» WORK REQUIRED
From the line with "Rebuild this diagram" to the line with "(jdirt) at (1478,780)", both included, repeat each line exactly and leave out the pictures.

» EXCERPTED RECORDS
+--

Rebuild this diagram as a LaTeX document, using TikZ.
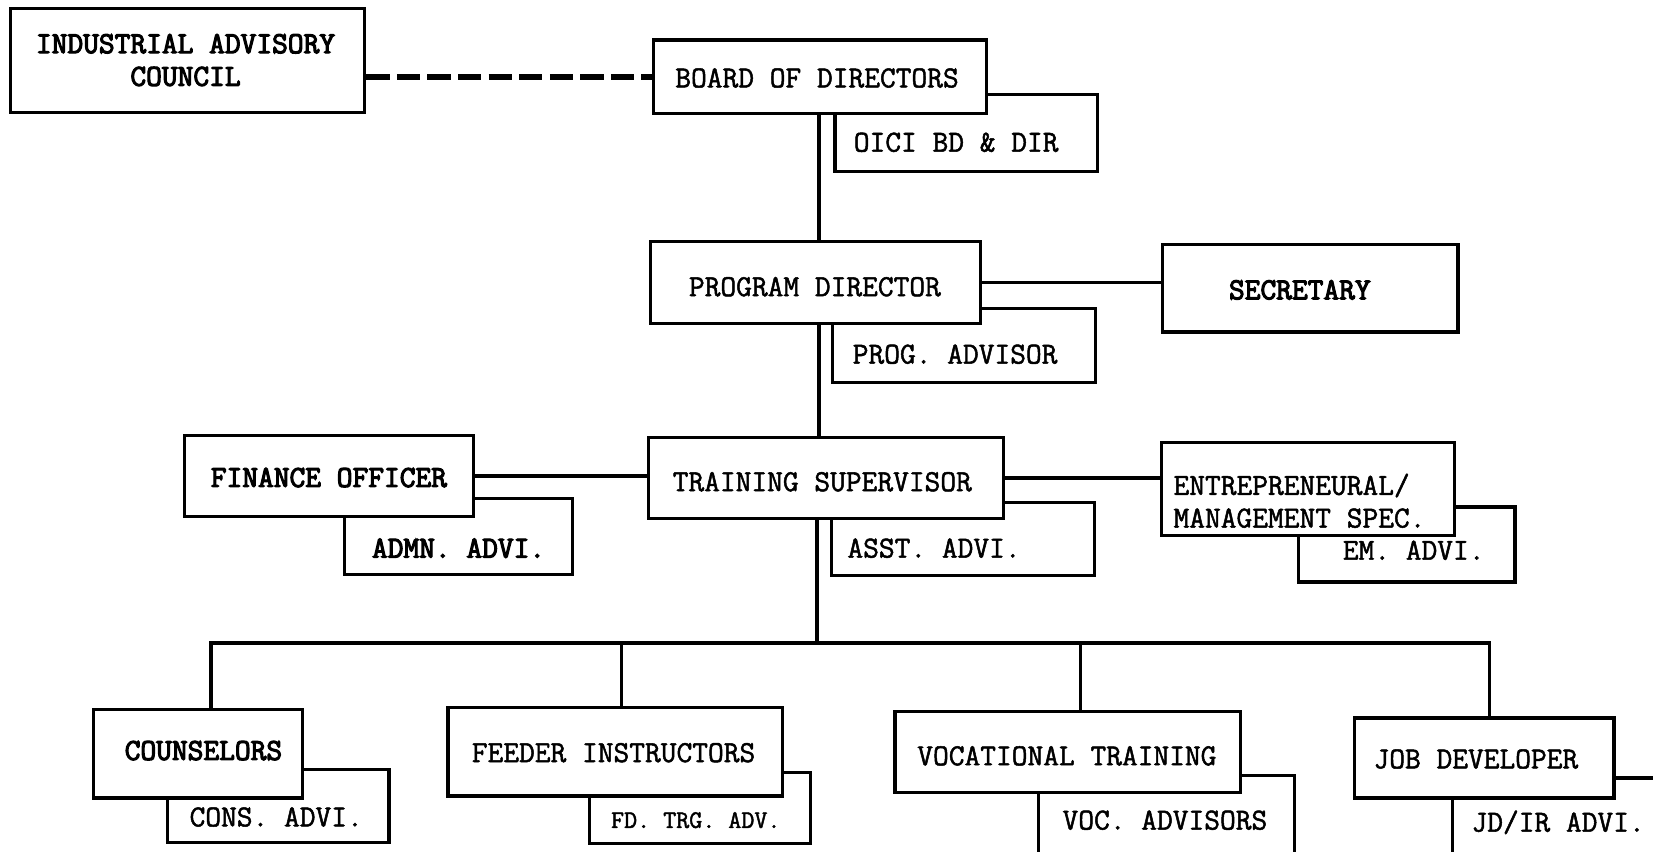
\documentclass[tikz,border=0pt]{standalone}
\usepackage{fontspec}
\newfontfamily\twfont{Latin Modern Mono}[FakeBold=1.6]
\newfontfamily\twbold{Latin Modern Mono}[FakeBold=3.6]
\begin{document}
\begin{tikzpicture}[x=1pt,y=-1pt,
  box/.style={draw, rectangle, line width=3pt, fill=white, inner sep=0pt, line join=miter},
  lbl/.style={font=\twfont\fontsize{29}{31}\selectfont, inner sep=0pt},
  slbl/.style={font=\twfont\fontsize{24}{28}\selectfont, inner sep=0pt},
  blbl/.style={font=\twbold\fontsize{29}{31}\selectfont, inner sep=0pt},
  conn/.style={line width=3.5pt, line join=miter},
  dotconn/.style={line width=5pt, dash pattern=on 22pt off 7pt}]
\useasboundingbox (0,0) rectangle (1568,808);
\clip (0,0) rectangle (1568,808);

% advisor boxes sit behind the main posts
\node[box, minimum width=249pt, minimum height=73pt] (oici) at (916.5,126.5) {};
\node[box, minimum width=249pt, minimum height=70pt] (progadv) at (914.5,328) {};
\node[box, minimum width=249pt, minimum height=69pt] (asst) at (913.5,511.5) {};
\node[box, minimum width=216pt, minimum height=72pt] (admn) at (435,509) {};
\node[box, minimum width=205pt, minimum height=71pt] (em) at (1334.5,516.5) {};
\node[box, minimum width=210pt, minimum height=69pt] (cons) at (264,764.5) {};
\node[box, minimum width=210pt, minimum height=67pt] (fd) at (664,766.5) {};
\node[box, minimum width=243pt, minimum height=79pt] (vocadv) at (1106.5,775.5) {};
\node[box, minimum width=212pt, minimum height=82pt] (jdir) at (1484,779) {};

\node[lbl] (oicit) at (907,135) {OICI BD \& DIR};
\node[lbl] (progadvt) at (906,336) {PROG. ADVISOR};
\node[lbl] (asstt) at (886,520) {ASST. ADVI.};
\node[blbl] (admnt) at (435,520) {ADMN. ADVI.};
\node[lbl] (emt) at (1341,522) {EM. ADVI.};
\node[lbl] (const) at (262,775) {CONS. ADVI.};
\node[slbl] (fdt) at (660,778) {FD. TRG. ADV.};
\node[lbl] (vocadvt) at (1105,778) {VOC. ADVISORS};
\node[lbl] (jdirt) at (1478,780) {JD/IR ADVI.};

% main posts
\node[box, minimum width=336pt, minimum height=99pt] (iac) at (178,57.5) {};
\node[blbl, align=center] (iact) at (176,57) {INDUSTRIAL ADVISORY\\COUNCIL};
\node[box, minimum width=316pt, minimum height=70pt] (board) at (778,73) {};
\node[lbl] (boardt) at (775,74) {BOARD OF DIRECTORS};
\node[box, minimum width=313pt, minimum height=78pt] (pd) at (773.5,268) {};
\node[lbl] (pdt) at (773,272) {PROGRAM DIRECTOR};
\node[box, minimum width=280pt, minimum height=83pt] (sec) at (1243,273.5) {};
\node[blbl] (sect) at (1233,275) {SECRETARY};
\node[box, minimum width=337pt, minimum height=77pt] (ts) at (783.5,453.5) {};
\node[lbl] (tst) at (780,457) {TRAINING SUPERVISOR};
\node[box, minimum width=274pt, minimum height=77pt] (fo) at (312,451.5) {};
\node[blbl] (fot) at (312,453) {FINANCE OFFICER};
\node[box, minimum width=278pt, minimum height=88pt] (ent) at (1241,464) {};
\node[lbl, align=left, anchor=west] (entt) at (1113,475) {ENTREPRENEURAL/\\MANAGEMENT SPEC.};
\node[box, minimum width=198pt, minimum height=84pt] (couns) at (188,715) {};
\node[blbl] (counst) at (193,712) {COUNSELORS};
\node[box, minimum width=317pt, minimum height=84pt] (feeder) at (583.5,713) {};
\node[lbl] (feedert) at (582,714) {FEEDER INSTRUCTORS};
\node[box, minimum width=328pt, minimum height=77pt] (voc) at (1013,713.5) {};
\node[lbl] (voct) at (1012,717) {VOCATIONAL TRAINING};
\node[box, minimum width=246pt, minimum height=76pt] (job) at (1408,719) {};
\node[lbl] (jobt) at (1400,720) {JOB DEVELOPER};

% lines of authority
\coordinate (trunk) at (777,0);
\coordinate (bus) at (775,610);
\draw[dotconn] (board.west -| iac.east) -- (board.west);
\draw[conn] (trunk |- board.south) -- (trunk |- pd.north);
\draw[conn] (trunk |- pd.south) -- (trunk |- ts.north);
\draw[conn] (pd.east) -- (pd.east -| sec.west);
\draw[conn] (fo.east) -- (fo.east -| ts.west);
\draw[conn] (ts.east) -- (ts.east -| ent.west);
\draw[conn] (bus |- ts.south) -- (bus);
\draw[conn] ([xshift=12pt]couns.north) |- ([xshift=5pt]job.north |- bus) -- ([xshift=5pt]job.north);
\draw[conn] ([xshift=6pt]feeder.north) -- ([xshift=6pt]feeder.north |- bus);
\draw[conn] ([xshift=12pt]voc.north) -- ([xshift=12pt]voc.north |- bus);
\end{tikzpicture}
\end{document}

+--

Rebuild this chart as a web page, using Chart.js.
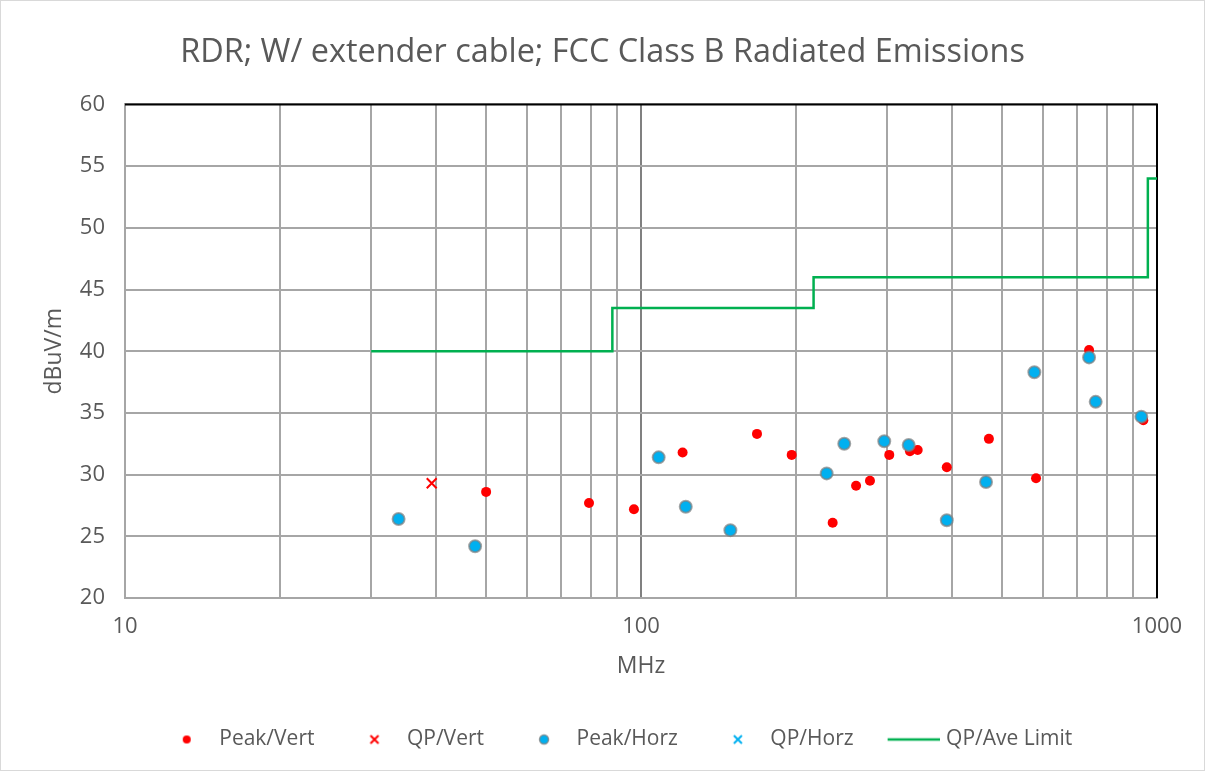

+--

» TASK SOLUTION
Rebuild this diagram as a LaTeX document, using TikZ.
\documentclass[tikz,border=0pt]{standalone}
\usepackage{fontspec}
\newfontfamily\twfont{Latin Modern Mono}[FakeBold=1.6]
\newfontfamily\twbold{Latin Modern Mono}[FakeBold=3.6]
\begin{document}
\begin{tikzpicture}[x=1pt,y=-1pt,
  box/.style={draw, rectangle, line width=3pt, fill=white, inner sep=0pt, line join=miter},
  lbl/.style={font=\twfont\fontsize{29}{31}\selectfont, inner sep=0pt},
  slbl/.style={font=\twfont\fontsize{24}{28}\selectfont, inner sep=0pt},
  blbl/.style={font=\twbold\fontsize{29}{31}\selectfont, inner sep=0pt},
  conn/.style={line width=3.5pt, line join=miter},
  dotconn/.style={line width=5pt, dash pattern=on 22pt off 7pt}]
\useasboundingbox (0,0) rectangle (1568,808);
\clip (0,0) rectangle (1568,808);

% advisor boxes sit behind the main posts
\node[box, minimum width=249pt, minimum height=73pt] (oici) at (916.5,126.5) {};
\node[box, minimum width=249pt, minimum height=70pt] (progadv) at (914.5,328) {};
\node[box, minimum width=249pt, minimum height=69pt] (asst) at (913.5,511.5) {};
\node[box, minimum width=216pt, minimum height=72pt] (admn) at (435,509) {};
\node[box, minimum width=205pt, minimum height=71pt] (em) at (1334.5,516.5) {};
\node[box, minimum width=210pt, minimum height=69pt] (cons) at (264,764.5) {};
\node[box, minimum width=210pt, minimum height=67pt] (fd) at (664,766.5) {};
\node[box, minimum width=243pt, minimum height=79pt] (vocadv) at (1106.5,775.5) {};
\node[box, minimum width=212pt, minimum height=82pt] (jdir) at (1484,779) {};

\node[lbl] (oicit) at (907,135) {OICI BD \& DIR};
\node[lbl] (progadvt) at (906,336) {PROG. ADVISOR};
\node[lbl] (asstt) at (886,520) {ASST. ADVI.};
\node[blbl] (admnt) at (435,520) {ADMN. ADVI.};
\node[lbl] (emt) at (1341,522) {EM. ADVI.};
\node[lbl] (const) at (262,775) {CONS. ADVI.};
\node[slbl] (fdt) at (660,778) {FD. TRG. ADV.};
\node[lbl] (vocadvt) at (1105,778) {VOC. ADVISORS};
\node[lbl] (jdirt) at (1478,780) {JD/IR ADVI.};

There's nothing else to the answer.